Два с лишним года тянулось это судебное расследование. Адвокат Кузнецов оценил моральный вред от клеветы в мой адрес в пятьсот тысяч американских долларов. Но наш справедливый и беспристрастный отечественный суд, который мы в конце концов все же выиграли, отмерил урон моему престижу в восемнадцать тысяч рублей. Десять тысяч с газеты и восемь с журналиста Симонова. «Майю Плисецкую оскорбили на восемнадцать тысяч рублей» — гласил заголовок в «Коммерсанте». В пересчете по курсу доллара в те дни — на 620 долларов!..
Но суд также обязал газету «Московский комсомолец» опубликовать опровержение, причем тем же шрифтом на первой странице, где и была пущена в свет «дочерняя» утка. И срок был указан. Две недели.
Но… миновал год.
Мои друзья тщетно старались обнаружить в зловредной газете предписанное им судом опровержение. Но так и не дождались оного. Адвокат Кузнецов обращался в Комитет по делам печати и прочие высокие инстанции. Никто и ухом не повел.
Моя незаконнорожденная дочь решением суда была весьма рассержена. Она вновь в сопровождении своей мамаши явилась в Москву и начала походы по кабинетам главных редакторов престижных газет. Я узнала об этом от Старкова, руководившего тогда «Аргументами и фактами». Он позвонил мне, взволнованный, поздним вечером и сказал, что два часа беседовал с дочкой-матерью и имеет намерение опубликовать этот разговор.

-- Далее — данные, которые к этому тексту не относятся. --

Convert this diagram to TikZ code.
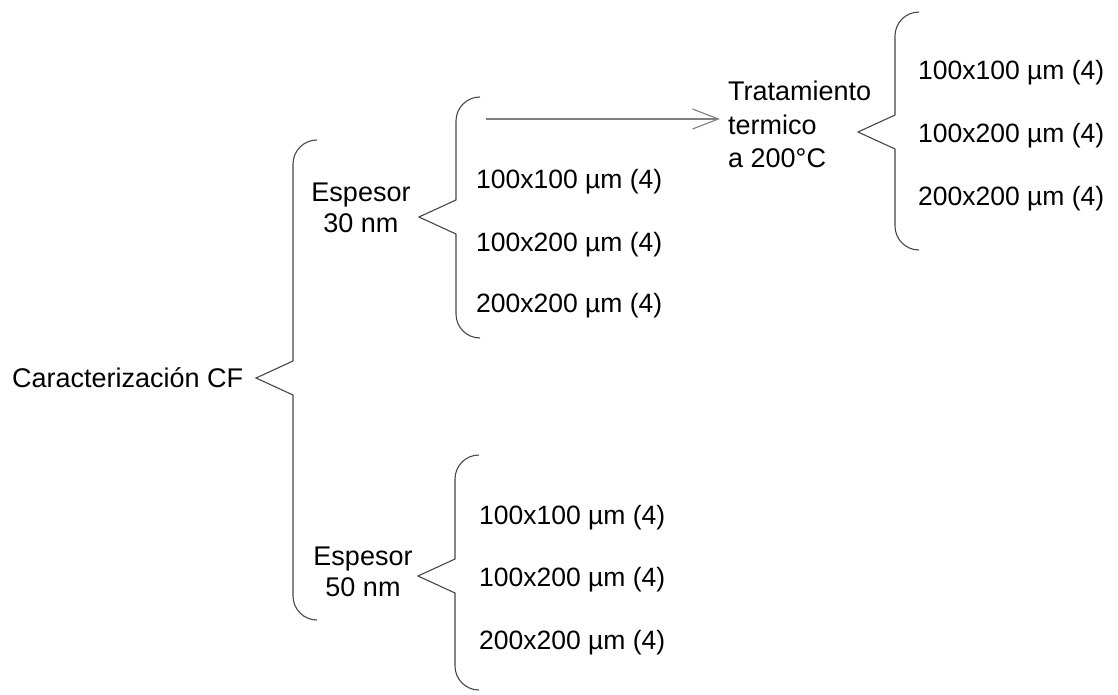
\documentclass[tikz,border=0pt]{standalone}
\usepackage{fontspec}
\setmainfont{Liberation Sans}
\usetikzlibrary{arrows.meta}
\tikzset{
  bracepath/.style={draw=black!72, line width=1.1pt, line join=miter},
  lbl/.style={inner sep=0pt, font=\fontsize{27}{31}\selectfont},
  leaf/.style={inner sep=0pt, anchor=base west, font=\fontsize{26.5}{31}\selectfont},
  flow/.style={draw=black!50, line width=1.1pt,
    -{Straight Barb[length=26pt,width=20pt,line width=1.1pt]}},
}
% curly brace opening to the right: tip x, tip y, spine x, top y, bottom y, arm half-height
\newcommand{\branchbrace}[6]{%
  \draw[bracepath] (#3+24,#4) to[out=180,in=90] (#3,#4+24) -- (#3,#2-#6)
    -- (#1,#2) -- (#3,#2+#6) -- (#3,#5-24) to[out=-90,in=180] (#3+24,#5);
}
\begin{document}
\begin{tikzpicture}[x=1pt,y=-1pt]
\useasboundingbox (0,0) rectangle (1118,695);

% root
\node[lbl, anchor=base west] (root) at (12,387) {Caracterización CF};
\branchbrace{256}{378}{293}{140}{620}{17}

% thickness 30 nm
\node[lbl, align=center, anchor=north] (e30) at (361,183) {Espesor\\30 nm};
\branchbrace{419}{217}{456}{97}{338}{17}
\node[leaf] (s30a) at (476,188.5) {100x100 µm (4)};
\node[leaf] (s30b) at (476,251.5) {100x200 µm (4)};
\node[leaf] (s30c) at (476,312.5) {200x200 µm (4)};

% heat treatment
\node[lbl, align=left, anchor=north west, font=\fontsize{27}{33.5}\selectfont] (trat) at (728,81) {Tratamiento\\termico\\a 200°C};
\coordinate (a30) at (486,119);
\draw[flow, shorten >=8pt] (a30) -- (a30 -| trat.west);
\branchbrace{858}{132}{895}{12}{250}{17}
\node[leaf] (tta) at (918,79.5) {100x100 µm (4)};
\node[leaf] (ttb) at (918,142.5) {100x200 µm (4)};
\node[leaf] (ttc) at (918,205.5) {200x200 µm (4)};

% thickness 50 nm
\node[lbl, align=center, anchor=north] (e50) at (363,547) {Espesor\\50 nm};
\branchbrace{418}{576}{455}{455}{690}{17}
\node[leaf] (s50a) at (479,524.5) {100x100 µm (4)};
\node[leaf] (s50b) at (479,586.5) {100x200 µm (4)};
\node[leaf] (s50c) at (479,649.5) {200x200 µm (4)};
\end{tikzpicture}
\end{document}
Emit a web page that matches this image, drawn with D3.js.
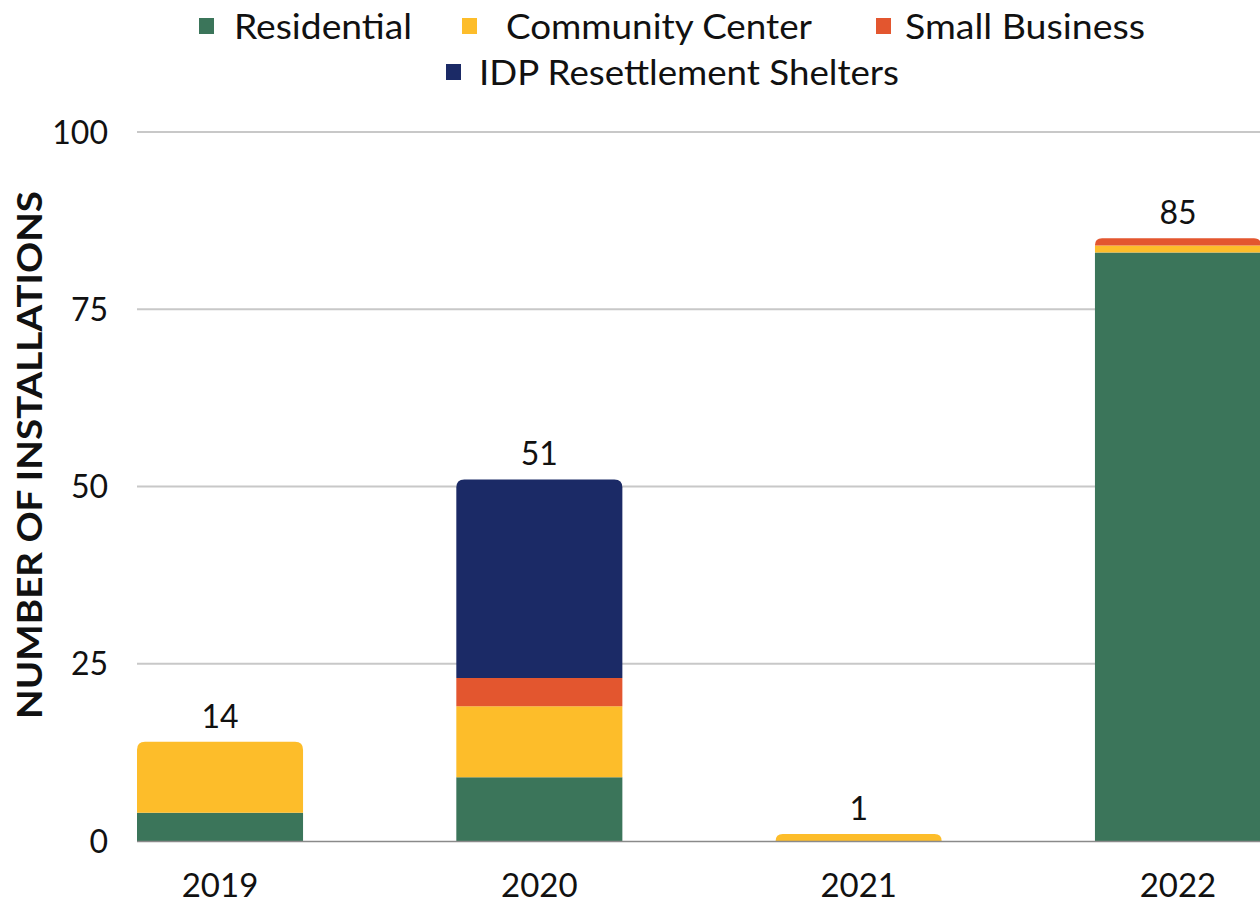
<!DOCTYPE html>
<html>
<head>
<meta charset="utf-8">
<title>Installations</title>
<script src="https://cdn.jsdelivr.net/npm/d3@7"></script>
<style>
  html, body { margin: 0; padding: 0; background: #fff; }
  svg { display: block; font-family: Lato, "Noto Sans", sans-serif; }
  .grid line { stroke: #c8c8c8; stroke-width: 2; }
  .tick-y text { font-size: 32px; fill: #111; }
</style>
</head>
<body>
<div id="chart"></div>
<script>
var years = ["2019", "2020", "2021", "2022"];
var seriesNames = ["Residential", "Community Center", "Small Business", "IDP Resettlement Shelters"];
var residential = [4, 9, 0, 83];
var communityCenter = [10, 10, 1, 1];
var smallBusiness = [0, 4, 0, 1];
var idpShelters = [0, 28, 0, 0];
var yTicks = [0, 25, 50, 75, 100];
var colors = ["#3b755a", "#fdbd2a", "#e3562f", "#1b2a66"];

var width = 1260, height = 905;

var rows = years.map(function(y, i) {
  return {year: y, "Residential": residential[i], "Community Center": communityCenter[i],
          "Small Business": smallBusiness[i], "IDP Resettlement Shelters": idpShelters[i]};
});

var svg = d3.select("#chart").append("svg").attr("width", width).attr("height", height);

var x = d3.scaleBand().domain(years).range([137, 1261]).paddingInner(0.48).paddingOuter(0).align(0);
var y = d3.scaleLinear().domain([0, 100]).range([841, 132]);

// gridlines
svg.append("g").attr("class", "grid")
  .selectAll("line").data(yTicks.filter(function(d) { return d > 0; })).enter().append("line")
  .attr("x1", 137).attr("x2", width)
  .attr("y1", function(d) { return y(d); }).attr("y2", function(d) { return y(d); });

// y tick labels
svg.append("g").attr("class", "tick-y")
  .selectAll("text").data(yTicks).enter().append("text")
  .attr("x", 108).attr("y", function(d) { return y(d); })
  .attr("dy", "0.36em").attr("text-anchor", "end")
  .text(function(d) { return d; });

var stack = d3.stack().keys(seriesNames);
var layers = stack(rows);

// which layer sits on top of each bar, it gets the rounded corners
var topIndex = years.map(function(yr, i) {
  var t = -1;
  layers.forEach(function(l, k) { if (l[i][1] - l[i][0] > 0) t = k; });
  return t;
});

function barPath(x0, w, yTop, yBot, r) {
  r = Math.min(r, (yBot - yTop));
  return "M" + x0 + "," + yBot +
    "V" + (yTop + r) +
    "Q" + x0 + "," + yTop + " " + (x0 + r) + "," + yTop +
    "H" + (x0 + w - r) +
    "Q" + (x0 + w) + "," + yTop + " " + (x0 + w) + "," + (yTop + r) +
    "V" + yBot + "Z";
}

layers.forEach(function(layer, k) {
  svg.append("g").selectAll("path").data(layer).enter().append("path")
    .filter(function(d) { return d[1] - d[0] > 0; })
    .attr("fill", colors[k])
    .attr("d", function(d) {
      var idx = years.indexOf(d.data.year);
      var x0 = x(d.data.year), w = x.bandwidth();
      var yt = y(d[1]), yb = y(d[0]);
      if (topIndex[idx] === k) return barPath(x0, w, yt, yb, 8);
      return "M" + x0 + "," + yb + "V" + yt + "H" + (x0 + w) + "V" + yb + "Z";
    });
});

// baseline
svg.append("line").attr("x1", 137).attr("x2", width).attr("y1", 841.5).attr("y2", 841.5)
  .attr("stroke", "#8a8a8a").attr("stroke-width", 1.5);

function total(d) { return d3.sum(seriesNames, function(s) { return d[s]; }); }

// totals
svg.append("g").selectAll("text").data(rows).enter().append("text")
  .attr("x", function(d) { return x(d.year) + x.bandwidth() / 2; })
  .attr("y", function(d) { return y(total(d)) - 14; })
  .attr("text-anchor", "middle").attr("font-size", 32).attr("fill", "#111")
  .text(total);

// year labels
svg.append("g").selectAll("text").data(years).enter().append("text")
  .attr("x", function(d) { return x(d) + x.bandwidth() / 2; })
  .attr("y", 897).attr("text-anchor", "middle").attr("font-size", 33).attr("fill", "#111")
  .text(function(d) { return d; });

// y axis title
svg.append("text")
  .attr("transform", "translate(42,455) rotate(-90)")
  .attr("text-anchor", "middle").attr("font-weight", "bold").attr("font-size", 35)
  .attr("fill", "#111")
  .attr("textLength", 528).attr("lengthAdjust", "spacingAndGlyphs")
  .text("NUMBER OF INSTALLATIONS");

// legend
var legendPos = [
  {sx: 199, tx: 234, y: 26, w: 178},
  {sx: 462, tx: 506, y: 26, w: 306},
  {sx: 876, tx: 905, y: 26, w: 240},
  {sx: 446, tx: 479, y: 72, w: 420}
];
var legend = svg.append("g").selectAll("g").data(seriesNames).enter().append("g");
legend.append("rect")
  .attr("x", function(d, i) { return legendPos[i].sx; })
  .attr("y", function(d, i) { return legendPos[i].y - 8; })
  .attr("width", 15).attr("height", 16)
  .attr("fill", function(d, i) { return colors[i]; });
legend.append("text")
  .attr("x", function(d, i) { return legendPos[i].tx; })
  .attr("y", function(d, i) { return legendPos[i].y; })
  .attr("dy", "0.36em").attr("font-size", 35).attr("fill", "#111")
  .attr("textLength", function(d, i) { return legendPos[i].w; })
  .attr("lengthAdjust", "spacingAndGlyphs")
  .text(function(d) { return d; });
</script>
</body>
</html>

— Мне хочется дать информацию от газеты. Вы не поможете мне в этом?..
Когда же эти публичные развлечения закончатся! Таня Кузнецова цитировала в «Коммерсанте» гневные слова моей отвергнутой дочурки; «Что мне, в дураках теперь оставаться? Мессереры это начали, а я доведу до конца. Я ее поставлю на место. Ни одна справка еще от десяти гинекологов не поможет, и Австралия тоже не поможет».
Совсем уж абсурдным было то, что обе Глаговские печатно требовали провести анализ моей крови на ДНК. Печальная тень эксгумированного Ива Монтана вдохновляла их на эти взывания к справедливости. А я-то еще жива. Что мне, три капли крови жалко?
Таня Кузнецова позвонила мне в Литву и напечатала в том же «Коммерсанте» мой ответ: «Чистой воды авантюризм, который кто-то финансирует. Пусть анализ на ДНК сделают матери и дочери Глаговским. Они же под рукой. А моей крови на всех аферистов не хватит». Мои слова Таня вынесла в заголовок своей остроумной заметки о моих злоключениях — «Крови Майн Плисецкой на всех не хватит…».
Крови и нервов действительно уже не хватало. Я, конечно, слышала и читала, как терзают артистов мнимые и подлинные дети. Но когда это происходит с тобой, да еще так беспардонно и нагло, то нервы начинают сдавать. За мою долгую жизнь советская власть натерзала их вдосталь. Ученые медицинские мужи утверждают: нервные клетки не восстанавливаются. Что-то теперь принесут мне будущие годы?..
Никакого опровержения в «Московском комсомольце» не появилось. Поговаривали по-тихому, что за газетой стоит градоначальник Москвы. Это его епархия. И напоминать о неукоснительности судебного решения всерьез никто не будет. Теперь, наталкиваясь на «Московский комсомолец» в газетных киосках, я резко, а когда и бурно реагирую. Никогда не буду покупать сие издание!..
Но правда все же восторжествовала. Поздно, а восторжествовала.
В декабре 2002 года отмечали семидесятилетие Щедрина Как водится, брали интервью для TV, радио, газет. Родиону позвонила его приятельница с давних студенческих лет журналистка Наташа Дардыкина. Он и не знал, что она работает в «Московском комсомольце». Эту газету мы избегали и сторонились, как черт ладана. И вдруг такой разговор:
— Родион, я хочу сделать с тобой большое интервью для моей газеты. У газеты бешеный тираж.
— А где ты теперь, Наташа?
— В «Московском комсомольце».
— Боже, как тебя занесло в желтое логово?
— Что ты так?..
И Родион, волнуясь, рассказывает Дардыкиной всю мою горькую одиссею с лжедочерью. Наташа ничего не слышала и бурно реагирует — еще в советские времена она слыла среди коллег правдолюбкой и не раз получала по шее за свои вольнодумства. Старая еще журналистская гвардия.
— Я бегу к главному. Может, он не в курсе. А если в курсе, я его усовествлю. Мне скоро на пенсию. Никто мне не страшен.